Leave the pictures out. Retype exactly the lines below from the one containing "Convert this chart to matplotlib code." through the one containing "from matplotlib import pyplot as plt", and no others.
____ TASK INPUTS
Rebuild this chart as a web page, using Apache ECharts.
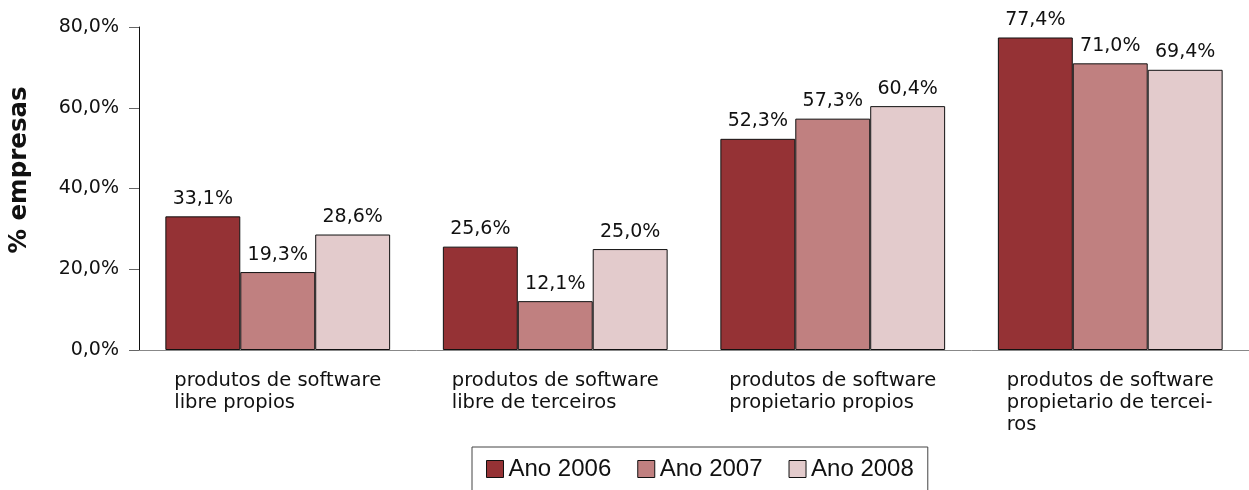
________
____ TASK INPUTS
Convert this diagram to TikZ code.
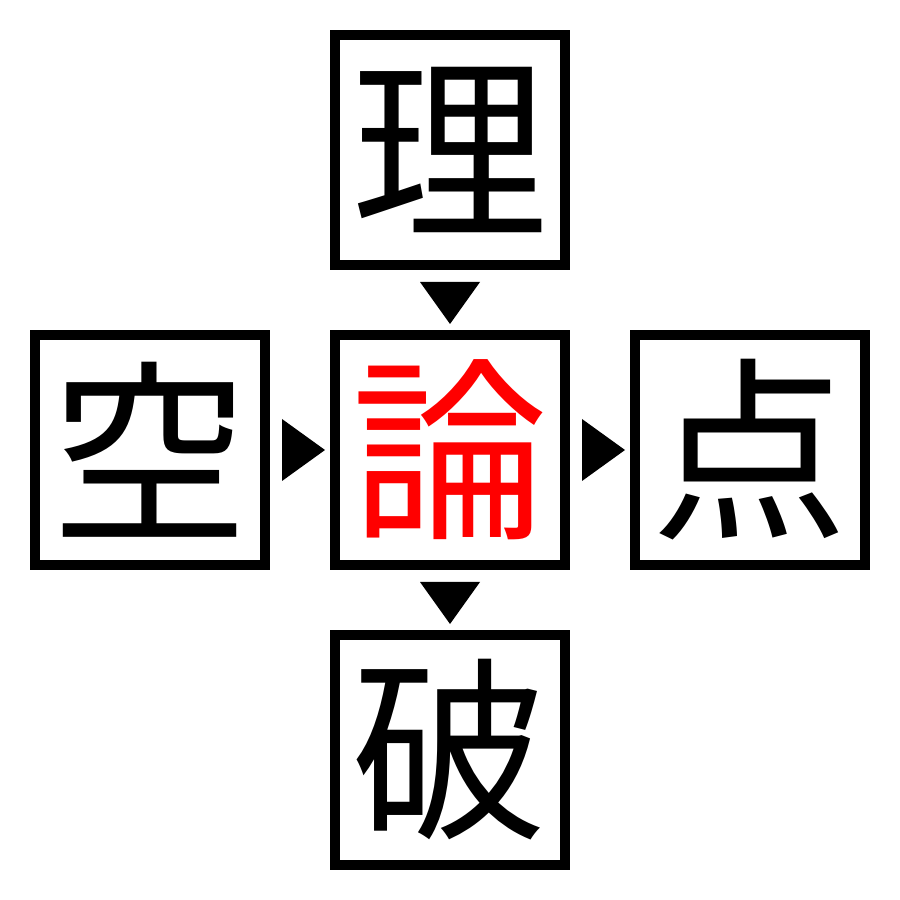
________
____ TASK INPUTS
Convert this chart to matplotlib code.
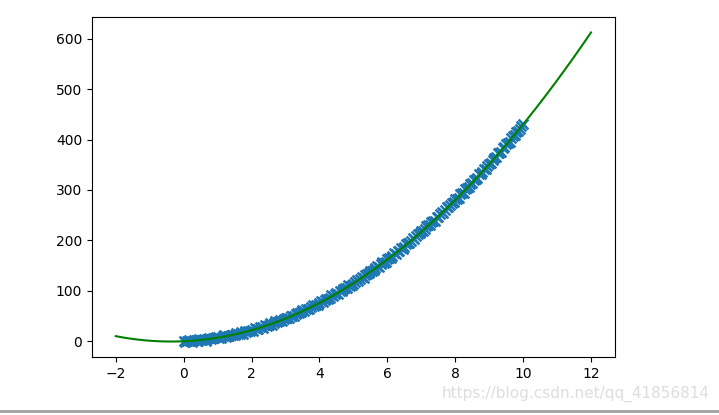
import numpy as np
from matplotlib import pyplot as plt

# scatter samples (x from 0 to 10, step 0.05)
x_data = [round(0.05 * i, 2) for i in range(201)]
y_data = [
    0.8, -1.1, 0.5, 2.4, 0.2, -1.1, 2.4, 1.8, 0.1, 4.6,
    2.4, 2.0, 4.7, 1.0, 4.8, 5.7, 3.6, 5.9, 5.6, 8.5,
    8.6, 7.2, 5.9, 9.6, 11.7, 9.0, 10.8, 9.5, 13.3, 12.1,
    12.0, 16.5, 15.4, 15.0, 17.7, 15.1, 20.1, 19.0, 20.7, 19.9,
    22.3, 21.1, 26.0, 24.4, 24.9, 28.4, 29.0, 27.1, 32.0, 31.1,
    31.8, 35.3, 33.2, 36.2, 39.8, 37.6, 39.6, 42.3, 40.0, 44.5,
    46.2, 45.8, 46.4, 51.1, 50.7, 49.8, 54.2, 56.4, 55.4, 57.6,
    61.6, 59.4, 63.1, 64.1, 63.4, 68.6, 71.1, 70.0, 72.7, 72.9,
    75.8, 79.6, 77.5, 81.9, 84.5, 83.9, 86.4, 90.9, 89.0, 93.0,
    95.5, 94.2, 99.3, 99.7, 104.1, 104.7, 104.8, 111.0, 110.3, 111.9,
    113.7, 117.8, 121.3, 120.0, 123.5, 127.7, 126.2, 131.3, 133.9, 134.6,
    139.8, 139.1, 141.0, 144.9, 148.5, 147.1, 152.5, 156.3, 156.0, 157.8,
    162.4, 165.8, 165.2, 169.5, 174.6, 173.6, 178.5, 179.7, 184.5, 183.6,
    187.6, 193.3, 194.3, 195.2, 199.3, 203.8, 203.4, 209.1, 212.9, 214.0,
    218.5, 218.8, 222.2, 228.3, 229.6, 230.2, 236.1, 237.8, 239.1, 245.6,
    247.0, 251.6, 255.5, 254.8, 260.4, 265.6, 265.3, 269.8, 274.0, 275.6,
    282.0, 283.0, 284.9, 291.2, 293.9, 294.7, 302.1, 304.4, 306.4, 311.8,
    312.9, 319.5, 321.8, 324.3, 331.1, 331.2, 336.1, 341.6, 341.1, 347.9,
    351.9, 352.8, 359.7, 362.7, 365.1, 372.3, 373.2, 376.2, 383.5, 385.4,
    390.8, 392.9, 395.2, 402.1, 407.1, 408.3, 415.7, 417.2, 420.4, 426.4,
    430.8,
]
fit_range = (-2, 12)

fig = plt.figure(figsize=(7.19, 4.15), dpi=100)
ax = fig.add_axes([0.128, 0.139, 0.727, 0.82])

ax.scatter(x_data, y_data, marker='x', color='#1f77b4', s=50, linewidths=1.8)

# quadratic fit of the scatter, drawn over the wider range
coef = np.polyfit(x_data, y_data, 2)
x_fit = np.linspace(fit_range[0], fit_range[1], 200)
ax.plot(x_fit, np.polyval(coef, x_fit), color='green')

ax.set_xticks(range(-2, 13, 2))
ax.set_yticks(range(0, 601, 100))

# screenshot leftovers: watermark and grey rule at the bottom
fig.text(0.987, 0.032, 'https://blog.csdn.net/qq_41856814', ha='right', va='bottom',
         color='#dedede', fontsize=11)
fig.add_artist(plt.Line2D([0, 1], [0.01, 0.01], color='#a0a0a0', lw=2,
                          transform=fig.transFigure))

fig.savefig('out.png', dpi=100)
________
## FINISHED ANSWER
Convert this chart to matplotlib code.
import numpy as np
from matplotlib import pyplot as plt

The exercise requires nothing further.